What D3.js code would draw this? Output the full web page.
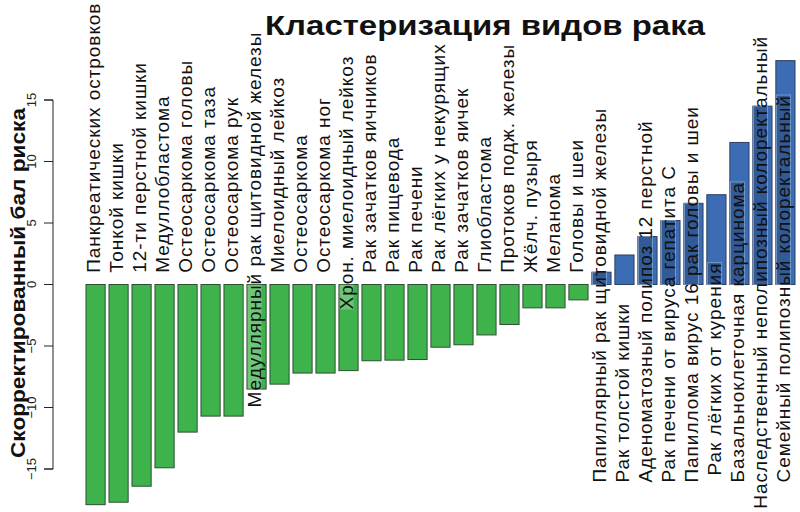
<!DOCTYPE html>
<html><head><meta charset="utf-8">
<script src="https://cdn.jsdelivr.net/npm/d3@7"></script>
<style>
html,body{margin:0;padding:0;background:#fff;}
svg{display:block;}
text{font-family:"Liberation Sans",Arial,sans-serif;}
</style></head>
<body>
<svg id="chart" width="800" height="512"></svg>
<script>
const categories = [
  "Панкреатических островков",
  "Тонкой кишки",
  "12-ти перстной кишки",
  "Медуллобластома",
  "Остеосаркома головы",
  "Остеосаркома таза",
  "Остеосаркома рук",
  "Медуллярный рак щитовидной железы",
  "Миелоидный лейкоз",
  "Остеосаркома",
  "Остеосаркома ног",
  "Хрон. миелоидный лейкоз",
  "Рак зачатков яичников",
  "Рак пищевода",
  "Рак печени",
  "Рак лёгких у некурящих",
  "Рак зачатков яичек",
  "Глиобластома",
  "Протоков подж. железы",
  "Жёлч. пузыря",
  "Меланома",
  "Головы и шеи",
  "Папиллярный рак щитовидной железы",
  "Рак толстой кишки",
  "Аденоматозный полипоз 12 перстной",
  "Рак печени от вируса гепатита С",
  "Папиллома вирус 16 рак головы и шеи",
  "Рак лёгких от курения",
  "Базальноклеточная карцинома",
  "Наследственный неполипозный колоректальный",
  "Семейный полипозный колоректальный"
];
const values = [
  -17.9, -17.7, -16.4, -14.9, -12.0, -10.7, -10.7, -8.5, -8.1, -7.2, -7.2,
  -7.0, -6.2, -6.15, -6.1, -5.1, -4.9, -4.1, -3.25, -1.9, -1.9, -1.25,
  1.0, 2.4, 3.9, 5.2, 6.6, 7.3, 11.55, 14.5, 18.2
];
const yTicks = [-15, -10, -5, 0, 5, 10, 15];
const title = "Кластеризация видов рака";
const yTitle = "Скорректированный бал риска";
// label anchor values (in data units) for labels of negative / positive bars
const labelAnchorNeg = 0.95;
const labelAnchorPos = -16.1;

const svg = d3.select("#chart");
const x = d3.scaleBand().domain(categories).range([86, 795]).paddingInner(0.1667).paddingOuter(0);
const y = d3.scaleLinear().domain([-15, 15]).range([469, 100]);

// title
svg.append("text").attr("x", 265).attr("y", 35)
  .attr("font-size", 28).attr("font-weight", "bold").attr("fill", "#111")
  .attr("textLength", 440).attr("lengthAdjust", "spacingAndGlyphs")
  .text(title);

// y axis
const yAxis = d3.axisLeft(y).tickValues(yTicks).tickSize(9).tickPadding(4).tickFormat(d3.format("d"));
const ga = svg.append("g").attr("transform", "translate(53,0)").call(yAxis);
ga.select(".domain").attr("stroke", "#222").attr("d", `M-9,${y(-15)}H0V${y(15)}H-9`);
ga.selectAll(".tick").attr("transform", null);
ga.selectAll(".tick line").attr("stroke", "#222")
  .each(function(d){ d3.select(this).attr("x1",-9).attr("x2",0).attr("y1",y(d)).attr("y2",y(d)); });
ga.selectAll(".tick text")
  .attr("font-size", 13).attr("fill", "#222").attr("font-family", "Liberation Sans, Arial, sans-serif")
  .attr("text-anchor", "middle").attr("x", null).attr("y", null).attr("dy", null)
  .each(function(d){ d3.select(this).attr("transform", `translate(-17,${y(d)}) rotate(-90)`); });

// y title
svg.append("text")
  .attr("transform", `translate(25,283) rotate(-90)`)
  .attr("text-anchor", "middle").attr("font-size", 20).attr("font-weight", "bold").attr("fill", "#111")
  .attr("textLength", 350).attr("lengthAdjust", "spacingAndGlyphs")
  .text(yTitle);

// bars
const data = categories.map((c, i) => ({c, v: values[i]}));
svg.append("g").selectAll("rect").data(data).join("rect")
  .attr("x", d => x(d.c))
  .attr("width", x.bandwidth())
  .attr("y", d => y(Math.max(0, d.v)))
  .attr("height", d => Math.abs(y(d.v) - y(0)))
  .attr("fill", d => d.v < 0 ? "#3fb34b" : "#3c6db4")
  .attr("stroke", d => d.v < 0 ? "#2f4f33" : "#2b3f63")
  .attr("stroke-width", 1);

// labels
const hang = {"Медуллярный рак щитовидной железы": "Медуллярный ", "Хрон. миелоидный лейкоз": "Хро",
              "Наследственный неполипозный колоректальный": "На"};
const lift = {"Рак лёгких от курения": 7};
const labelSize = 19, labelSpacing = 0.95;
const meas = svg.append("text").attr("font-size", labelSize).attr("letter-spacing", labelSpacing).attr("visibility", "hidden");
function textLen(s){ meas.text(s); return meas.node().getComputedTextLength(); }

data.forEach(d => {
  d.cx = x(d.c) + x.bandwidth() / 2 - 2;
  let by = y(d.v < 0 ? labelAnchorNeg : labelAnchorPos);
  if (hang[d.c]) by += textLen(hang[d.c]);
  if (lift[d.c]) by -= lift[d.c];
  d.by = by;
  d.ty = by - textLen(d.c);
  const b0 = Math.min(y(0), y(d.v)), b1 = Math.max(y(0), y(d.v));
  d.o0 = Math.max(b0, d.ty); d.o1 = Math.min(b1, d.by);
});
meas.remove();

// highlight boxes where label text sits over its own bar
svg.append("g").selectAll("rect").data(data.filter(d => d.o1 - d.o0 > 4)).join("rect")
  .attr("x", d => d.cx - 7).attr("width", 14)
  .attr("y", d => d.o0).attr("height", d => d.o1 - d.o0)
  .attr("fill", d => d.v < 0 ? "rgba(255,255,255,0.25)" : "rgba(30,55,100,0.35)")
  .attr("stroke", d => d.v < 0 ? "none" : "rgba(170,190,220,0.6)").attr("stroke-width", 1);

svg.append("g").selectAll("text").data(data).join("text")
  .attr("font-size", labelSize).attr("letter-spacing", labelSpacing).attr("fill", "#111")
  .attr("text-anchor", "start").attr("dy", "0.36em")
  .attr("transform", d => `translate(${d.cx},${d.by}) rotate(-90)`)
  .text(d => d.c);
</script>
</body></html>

- **Exercise instructions**: Restate the data above exactly, stripping out each image.

- **Result for this exercise**:
What D3.js code would draw this? Output the full web page.
<!DOCTYPE html>
<html><head><meta charset="utf-8">
<script src="https://cdn.jsdelivr.net/npm/d3@7"></script>
<style>
html,body{margin:0;padding:0;background:#fff;}
svg{display:block;}
text{font-family:"Liberation Sans",Arial,sans-serif;}
</style></head>
<body>
<svg id="chart" width="800" height="512"></svg>
<script>
const categories = [
  "Панкреатических островков",
  "Тонкой кишки",
  "12-ти перстной кишки",
  "Медуллобластома",
  "Остеосаркома головы",
  "Остеосаркома таза",
  "Остеосаркома рук",
  "Медуллярный рак щитовидной железы",
  "Миелоидный лейкоз",
  "Остеосаркома",
  "Остеосаркома ног",
  "Хрон. миелоидный лейкоз",
  "Рак зачатков яичников",
  "Рак пищевода",
  "Рак печени",
  "Рак лёгких у некурящих",
  "Рак зачатков яичек",
  "Глиобластома",
  "Протоков подж. железы",
  "Жёлч. пузыря",
  "Меланома",
  "Головы и шеи",
  "Папиллярный рак щитовидной железы",
  "Рак толстой кишки",
  "Аденоматозный полипоз 12 перстной",
  "Рак печени от вируса гепатита С",
  "Папиллома вирус 16 рак головы и шеи",
  "Рак лёгких от курения",
  "Базальноклеточная карцинома",
  "Наследственный неполипозный колоректальный",
  "Семейный полипозный колоректальный"
];
const values = [
  -17.9, -17.7, -16.4, -14.9, -12.0, -10.7, -10.7, -8.5, -8.1, -7.2, -7.2,
  -7.0, -6.2, -6.15, -6.1, -5.1, -4.9, -4.1, -3.25, -1.9, -1.9, -1.25,
  1.0, 2.4, 3.9, 5.2, 6.6, 7.3, 11.55, 14.5, 18.2
];
const yTicks = [-15, -10, -5, 0, 5, 10, 15];
const title = "Кластеризация видов рака";
const yTitle = "Скорректированный бал риска";
// label anchor values (in data units) for labels of negative / positive bars
const labelAnchorNeg = 0.95;
const labelAnchorPos = -16.1;

const svg = d3.select("#chart");
const x = d3.scaleBand().domain(categories).range([86, 795]).paddingInner(0.1667).paddingOuter(0);
const y = d3.scaleLinear().domain([-15, 15]).range([469, 100]);

// title
svg.append("text").attr("x", 265).attr("y", 35)
  .attr("font-size", 28).attr("font-weight", "bold").attr("fill", "#111")
  .attr("textLength", 440).attr("lengthAdjust", "spacingAndGlyphs")
  .text(title);

// y axis
const yAxis = d3.axisLeft(y).tickValues(yTicks).tickSize(9).tickPadding(4).tickFormat(d3.format("d"));
const ga = svg.append("g").attr("transform", "translate(53,0)").call(yAxis);
ga.select(".domain").attr("stroke", "#222").attr("d", `M-9,${y(-15)}H0V${y(15)}H-9`);
ga.selectAll(".tick").attr("transform", null);
ga.selectAll(".tick line").attr("stroke", "#222")
  .each(function(d){ d3.select(this).attr("x1",-9).attr("x2",0).attr("y1",y(d)).attr("y2",y(d)); });
ga.selectAll(".tick text")
  .attr("font-size", 13).attr("fill", "#222").attr("font-family", "Liberation Sans, Arial, sans-serif")
  .attr("text-anchor", "middle").attr("x", null).attr("y", null).attr("dy", null)
  .each(function(d){ d3.select(this).attr("transform", `translate(-17,${y(d)}) rotate(-90)`); });

// y title
svg.append("text")
  .attr("transform", `translate(25,283) rotate(-90)`)
  .attr("text-anchor", "middle").attr("font-size", 20).attr("font-weight", "bold").attr("fill", "#111")
  .attr("textLength", 350).attr("lengthAdjust", "spacingAndGlyphs")
  .text(yTitle);

// bars
const data = categories.map((c, i) => ({c, v: values[i]}));
svg.append("g").selectAll("rect").data(data).join("rect")
  .attr("x", d => x(d.c))
  .attr("width", x.bandwidth())
  .attr("y", d => y(Math.max(0, d.v)))
  .attr("height", d => Math.abs(y(d.v) - y(0)))
  .attr("fill", d => d.v < 0 ? "#3fb34b" : "#3c6db4")
  .attr("stroke", d => d.v < 0 ? "#2f4f33" : "#2b3f63")
  .attr("stroke-width", 1);

// labels
const hang = {"Медуллярный рак щитовидной железы": "Медуллярный ", "Хрон. миелоидный лейкоз": "Хро",
              "Наследственный неполипозный колоректальный": "На"};
const lift = {"Рак лёгких от курения": 7};
const labelSize = 19, labelSpacing = 0.95;
const meas = svg.append("text").attr("font-size", labelSize).attr("letter-spacing", labelSpacing).attr("visibility", "hidden");
function textLen(s){ meas.text(s); return meas.node().getComputedTextLength(); }

data.forEach(d => {
  d.cx = x(d.c) + x.bandwidth() / 2 - 2;
  let by = y(d.v < 0 ? labelAnchorNeg : labelAnchorPos);
  if (hang[d.c]) by += textLen(hang[d.c]);
  if (lift[d.c]) by -= lift[d.c];
  d.by = by;
  d.ty = by - textLen(d.c);
  const b0 = Math.min(y(0), y(d.v)), b1 = Math.max(y(0), y(d.v));
  d.o0 = Math.max(b0, d.ty); d.o1 = Math.min(b1, d.by);
});
meas.remove();

// highlight boxes where label text sits over its own bar
svg.append("g").selectAll("rect").data(data.filter(d => d.o1 - d.o0 > 4)).join("rect")
  .attr("x", d => d.cx - 7).attr("width", 14)
  .attr("y", d => d.o0).attr("height", d => d.o1 - d.o0)
  .attr("fill", d => d.v < 0 ? "rgba(255,255,255,0.25)" : "rgba(30,55,100,0.35)")
  .attr("stroke", d => d.v < 0 ? "none" : "rgba(170,190,220,0.6)").attr("stroke-width", 1);

svg.append("g").selectAll("text").data(data).join("text")
  .attr("font-size", labelSize).attr("letter-spacing", labelSpacing).attr("fill", "#111")
  .attr("text-anchor", "start").attr("dy", "0.36em")
  .attr("transform", d => `translate(${d.cx},${d.by}) rotate(-90)`)
  .text(d => d.c);
</script>
</body></html>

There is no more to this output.